When Marazzi was just starting out as a principal investigator, he made the discovery that would lead him into neurodegeneration. He was studying senataxin, a gene involved in viral replication, as well as the body’s immune response to viral infection. However, mutations in the senataxin gene were also known to cause early onset amyotrophic lateral sclerosis (ALS Type 4) and several other rare neurodegenerative disorders. Marazzi’s research team found that cells from individuals with those disorders that carried senataxin mutations generated high levels of inflammation compared to control cells.

He has been studying the connection between the infection, inflammation, and neurodegeneration ever since, and exploring the possibility that viral infection can trigger these diseases.

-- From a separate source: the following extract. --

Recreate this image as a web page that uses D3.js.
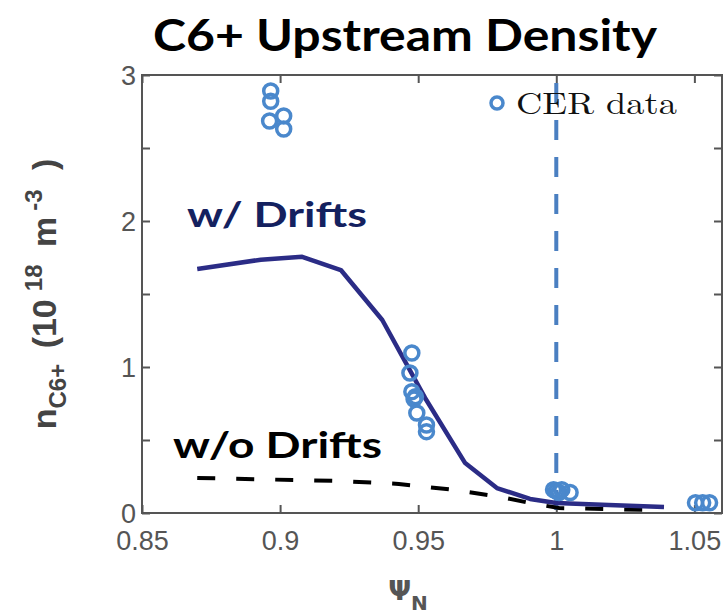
<!DOCTYPE html>
<html><head><meta charset="utf-8">
<script src="https://cdn.jsdelivr.net/npm/d3@7"></script>
<style>html,body{margin:0;padding:0;background:#fff;}</style>
</head><body>
<svg id="chart" width="725" height="616"></svg>
<script>
// ---- data ----
const title = "C6+ Upstream Density";
const xTicks = [0.85, 0.9, 0.95, 1, 1.05];
const xTickLabels = ["0.85", "0.9", "0.95", "1", "1.05"];
const yTicks = [0, 0.5, 1, 1.5, 2, 2.5, 3];
const yTickLabels = ["0", "", "1", "", "2", "", "3"];
const withDriftsPsi = [0.870, 0.893, 0.908, 0.922, 0.937, 0.9525, 0.967, 0.9785, 0.9905, 1.000, 1.019, 1.039];
const withDriftsN   = [1.671, 1.735, 1.755, 1.664, 1.322, 0.788, 0.342, 0.171, 0.096, 0.068, 0.055, 0.041];
const noDriftsPsi = [0.870, 0.922, 0.943, 0.963, 0.980, 0.9905, 1.001, 1.034];
const noDriftsN   = [0.240, 0.219, 0.199, 0.158, 0.110, 0.068, 0.034, 0.021];
const cerPsi = [0.8966, 0.8966, 0.8962, 0.9013, 0.9013,
                0.9477, 0.9470, 0.9477, 0.9490, 0.9485, 0.9495, 0.9530, 0.9530,
                0.9990, 1.0000, 1.0010, 1.0020, 1.0050,
                1.0504, 1.0530, 1.0555];
const cerN   = [2.89, 2.82, 2.685, 2.72, 2.63,
                1.096, 0.959, 0.831, 0.797, 0.78, 0.685, 0.603, 0.557,
                0.16, 0.15, 0.14, 0.16, 0.14,
                0.07, 0.07, 0.07];
const separatrixPsi = 1.0;

// ---- chart ----
const svg = d3.select("#chart");
const x = d3.scaleLinear().domain([0.85, 1.06]).range([142, 722]);
const y = d3.scaleLinear().domain([0, 3]).range([513, 75]);
const axisCol = "#555";

// frame
svg.append("rect").attr("x", x(0.85)).attr("y", y(3))
  .attr("width", x(1.06) - x(0.85)).attr("height", y(0) - y(3))
  .attr("fill", "none").attr("stroke", axisCol).attr("stroke-width", 2);

// axes (ticks inside)
const xb = svg.append("g").attr("transform", `translate(0,${y(0)})`)
  .call(d3.axisBottom(x).tickValues(xTicks).tickSizeInner(-8).tickSizeOuter(0)
    .tickPadding(18).tickFormat((d, i) => xTickLabels[i]));
const xt = svg.append("g").attr("transform", `translate(0,${y(3)})`)
  .call(d3.axisTop(x).tickValues(xTicks).tickSizeInner(-8).tickSizeOuter(0).tickFormat(""));
const yl = svg.append("g").attr("transform", `translate(${x(0.85)},0)`)
  .call(d3.axisLeft(y).tickValues(yTicks).tickSizeInner(-8).tickSizeOuter(0)
    .tickPadding(6).tickFormat((d, i) => yTickLabels[i]));
const yr = svg.append("g").attr("transform", `translate(${x(1.06)},0)`)
  .call(d3.axisRight(y).tickValues(yTicks).tickSizeInner(-8).tickSizeOuter(0).tickFormat(""));
[xb, xt, yl, yr].forEach(g => {
  g.select(".domain").remove();
  g.selectAll(".tick line").attr("stroke", axisCol).attr("stroke-width", 2);
  g.selectAll(".tick text").attr("fill", "#555")
    .style("font-family", "'Liberation Sans', Arial, sans-serif").style("font-size", "27px");
});
xb.selectAll(".tick text").attr("dy", "0.71em");
yl.selectAll(".tick text").attr("dy", "0.36em");

// separatrix dashed line
svg.append("line").attr("x1", x(separatrixPsi)).attr("x2", x(separatrixPsi))
  .attr("y1", y(3)).attr("y2", y(0))
  .attr("stroke", "#4a7fc1").attr("stroke-width", 4)
  .attr("stroke-dasharray", "20,17").attr("stroke-dashoffset", "-8");

// no-drift dashed line
const line = d3.line().x(d => x(d[0])).y(d => y(d[1]));
svg.append("path").datum(noDriftsPsi.map((p, i) => [p, noDriftsN[i]]))
  .attr("d", line).attr("fill", "none").attr("stroke", "#000")
  .attr("stroke-width", 4).attr("stroke-dasharray", "18,21");

// with-drifts line
svg.append("path").datum(withDriftsPsi.map((p, i) => [p, withDriftsN[i]]))
  .attr("d", line).attr("fill", "none").attr("stroke", "#2b2c86")
  .attr("stroke-width", 4.5).attr("stroke-linejoin", "round");

// CER data
svg.append("g").selectAll("circle").data(cerPsi.map((p, i) => [p, cerN[i]]))
  .join("circle").attr("cx", d => x(d[0])).attr("cy", d => y(d[1])).attr("r", 7)
  .attr("fill", "none").attr("stroke", "#4a88cc").attr("stroke-width", 3.5);

// legend
svg.append("circle").attr("cx", 497).attr("cy", 103).attr("r", 6)
  .attr("fill", "none").attr("stroke", "#4a88cc").attr("stroke-width", 3.5);
svg.append("text").attr("x", 516).attr("y", 114).text("CER data")
  .attr("textLength", 161).attr("lengthAdjust", "spacingAndGlyphs")
  .style("font-family", "'Latin Modern Roman','Liberation Serif','Times New Roman',serif")
  .style("font-size", "31px").attr("fill", "#111");

// annotations
svg.append("text").attr("x", 187).attr("y", 227).text("w/ Drifts")
  .attr("textLength", 180).attr("lengthAdjust", "spacingAndGlyphs")
  .style("font-family", "Lato, 'Open Sans', sans-serif").style("font-weight", 700)
  .style("font-size", "35px").attr("fill", "#14215f");
svg.append("text").attr("x", 173).attr("y", 458).text("w/o Drifts")
  .attr("textLength", 209).attr("lengthAdjust", "spacingAndGlyphs")
  .style("font-family", "Lato, 'Open Sans', sans-serif").style("font-weight", 700)
  .style("font-size", "36px").attr("fill", "#000");

// title
svg.append("text").attr("x", 153).attr("y", 51).text(title)
  .attr("textLength", 504).attr("lengthAdjust", "spacingAndGlyphs")
  .style("font-family", "Lato, 'Open Sans', sans-serif").style("font-weight", 700)
  .style("font-size", "44px").attr("fill", "#000");

// y-axis title
const yt = svg.append("text").attr("transform", "translate(56,294) rotate(-90)")
  .attr("text-anchor", "middle").attr("fill", "#444")
  .style("font-family", "'Liberation Sans', Arial, sans-serif")
  .style("font-weight", 700).style("font-size", "34px");
yt.append("tspan").text("n");
yt.append("tspan").attr("dy", 10).style("font-size", "24px").text("C6+");
yt.append("tspan").attr("dy", -10).attr("dx", 6).text("  (10");
yt.append("tspan").attr("dy", -14).attr("dx", 8).style("font-size", "24px").text("18");
yt.append("tspan").attr("dy", 14).attr("dx", 8).text(" m");
yt.append("tspan").attr("dy", -14).attr("dx", 6).style("font-size", "24px").text("-3");
yt.append("tspan").attr("dy", 14).attr("dx", 10).text(" )");

// x-axis title
const xtl = svg.append("text").attr("x", 408).attr("y", 600).attr("text-anchor", "middle")
  .attr("fill", "#555").style("font-family", "'DejaVu Sans', sans-serif")
  .style("font-weight", 700).style("font-size", "27px");
xtl.append("tspan").text("Ψ");
xtl.append("tspan").attr("dy", 10).style("font-size", "20px").text("N");
</script>
</body></html>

“This line of research is inspired by a family in Italy who have children affected by ALS Type 4 and have come to visit my lab in New York twice. I felt like I had to do it — to build on that first discovery,” he says.

(L-R) Cori Bargmann, Ivan Marazzi, and Adrienne Sussman at the Neurodegeneration Challenge Network Meeting in February 2019 | Photo by CZI

Since joining CZI’s Neurodegeneration Challenge Network (NDCN) about a year ago, Marazzi says he has struck up a series of collaborations with other scientists in the network to help drive forward research into the role of the immune system in neurodegenerative diseases. He also wants to help develop the NDCN itself, so that it can benefit other early-career researchers.

“I want to grow within the Network with fellow researchers and help the Network become a solid place where you can do transformative, collaborative research, because there is a big need for it.”